Saat itu, saya sedang naik Transjakarta, mungkin karena tampang saya begitu kentara sekali, bapak-bapak yang duduk di samping saya langsung mencerca dengan pertanyaan
“Kamu aslinya Tegal?”
Tentu saja saya menjawab iya. Yang terjadi selanjutnya, bapak-bapak tersebut bercerita penuh antusias kepada saya. Dari cerita tersebut, saya tahu kalau ternyata bapak-bapak tersebut masih satu daerah dengan saya, tetapi ia sudah menetap lama di Jakarta hingga punya anak cucu.
Kemudian saya menanyakan pertanyaan semacam,
“Ada rencana pulang dan tinggal di Tegal lagi gak, Pak?”

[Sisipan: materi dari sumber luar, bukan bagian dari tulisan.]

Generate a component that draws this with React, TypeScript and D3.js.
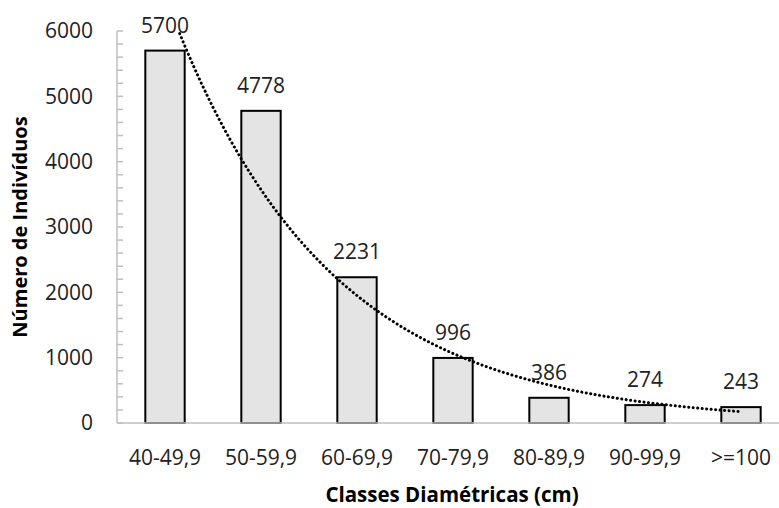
import React from "react";
import * as d3 from "d3";

// classes diamétricas e número de indivíduos
const classes = ["40-49,9", "50-59,9", "60-69,9", "70-79,9", "80-89,9", "90-99,9", ">=100"];
const individuos = [5700, 4778, 2231, 996, 386, 274, 243];
const yTicks = [0, 1000, 2000, 3000, 4000, 5000, 6000];

const W = 779;
const H = 508;
const font = "'Open Sans', 'DejaVu Sans', sans-serif";

export default function App() {
  const left = 117;
  const top = 31;
  const bottom = 423;
  const axisEnd = 779;

  const x = d3.scaleBand<string>().domain(classes).range([left, left + 96 * 7]).paddingInner(0.59).paddingOuter(0.295);
  const y = d3.scaleLinear().domain([0, 6000]).range([bottom, top]);
  const minor = d3.range(0, 6001, 200);

  // linha de tendência exponencial (ajuste por mínimos quadrados em ln y, como o Excel)
  const xs = individuos.map((_, i) => i + 1);
  const ln = individuos.map((v) => Math.log(v));
  const mx = d3.mean(xs) as number;
  const ml = d3.mean(ln) as number;
  const b = d3.sum(xs.map((xi, i) => (xi - mx) * (ln[i] - ml))) / d3.sum(xs.map((xi) => (xi - mx) ** 2));
  const a = Math.exp(ml - b * mx);
  const cx = (k: number) => (x(classes[0]) as number) + x.bandwidth() / 2 + (k - 1) * x.step();
  const pts = d3.range(1, 7.001, 0.05).map((k) => [cx(k), y(a * Math.exp(b * k))] as [number, number]);
  const trend = d3.line()(pts) as string;

  return (
    <svg width={W} height={H} style={{ position: "absolute", left: 0, top: 0, background: "#fff" }}>
      <defs>
        <clipPath id="plot">
          <rect x={left} y={top} width={axisEnd - left} height={bottom - top} />
        </clipPath>
      </defs>
      {/* eixo y */}
      <line x1={left} x2={left} y1={top} y2={bottom} stroke="#bfbfbf" strokeWidth={1.5} />
      {minor.map((t) => (
        <line key={t} x1={left} x2={left + 6} y1={y(t)} y2={y(t)} stroke="#bfbfbf" strokeWidth={1.5} />
      ))}
      {yTicks.map((t) => (
        <text key={t} x={93} y={y(t)} dy="0.35em" textAnchor="end" fontFamily={font} fontSize={21} fill="#222">
          {t}
        </text>
      ))}
      {/* barras */}
      {classes.map((c, i) => (
        <g key={c}>
          <rect
            x={x(c)}
            y={y(individuos[i])}
            width={x.bandwidth()}
            height={bottom - y(individuos[i])}
            fill="#e4e4e4"
            stroke="#000"
            strokeWidth={2}
          />
          <text
            x={(x(c) as number) + x.bandwidth() / 2}
            y={y(individuos[i]) - 18}
            textAnchor="middle"
            fontFamily={font}
            fontSize={21}
            fill="#222"
          >
            {individuos[i]}
          </text>
          <text
            x={(x(c) as number) + x.bandwidth() / 2}
            y={bottom + 35}
            dy="0.35em"
            textAnchor="middle"
            fontFamily={font}
            fontSize={21}
            fill="#222"
          >
            {c}
          </text>
        </g>
      ))}
      {/* eixo x */}
      <line x1={left} x2={axisEnd} y1={bottom} y2={bottom} stroke="#bfbfbf" strokeWidth={1.5} />
      <path
        d={trend}
        clipPath="url(#plot)"
        fill="none"
        stroke="#000"
        strokeWidth={3}
        strokeLinecap="round"
        strokeDasharray="0.1 4.4"
      />
      <text x={452} y={502} textAnchor="middle" fontFamily={font} fontSize={20.5} fontWeight="bold" fill="#000">
        Classes Diamétricas (cm)
      </text>
      <text
        transform={`translate(20, ${(top + bottom) / 2}) rotate(-90)`}
        dy="0.35em"
        textAnchor="middle"
        fontFamily={font}
        fontSize={20}
        fontWeight="bold"
        fill="#000"
      >
        Número de Indivíduos
      </text>
    </svg>
  );
}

Ia pun menjawab bahwa dirinya ingin ketika meninggal dimakamkan di kampung halaman.
Ternyata, 2 orang teman sekelas saya di kampus juga berasal dari Tegal, namun sejak lahir hingga saat ini mereka tinggal di Jakarta. Kemudian saya pun mengajak mereka untuk bergabung IMT (Ikatan Mahasiswa Tegal) namun mereka malah menolaknya. Yowis. Gakpapa, gak ada yang salah, lagipula berkontribusi untuk kampung halaman gak hanya dengan masuk organisasi. Tapi melihat fenomena demikian, saya jadi berpikir. Orang pergi merantau, tidak memberikan kontribusi ke kampung halaman, tapi giliran meninggal dimakamkan di kampung halaman. Membuat saya bertanya-tanya,
Masa iya sih kampung halaman hanya menerima mayitnya saja?
Saya rasa kampung halaman lebih daripada tanah untuk kita mengubur diri. Lebih dari itu, kampung halaman sudah seharusnya jadi tempat mengabdi.
Maka, jangan sampai lupa kampung halaman. Merantau boleh saja, tapi harus memberikan kontribusi untuk kampung halaman. Bagaimanapun caranya, apapun yang kalian lakukan, jangan lupa untuk selalu melekatkan diri dengan asal kalian. Mulailah bangga jadi bagian dari kampung halaman, dan jangan lupa pulang:)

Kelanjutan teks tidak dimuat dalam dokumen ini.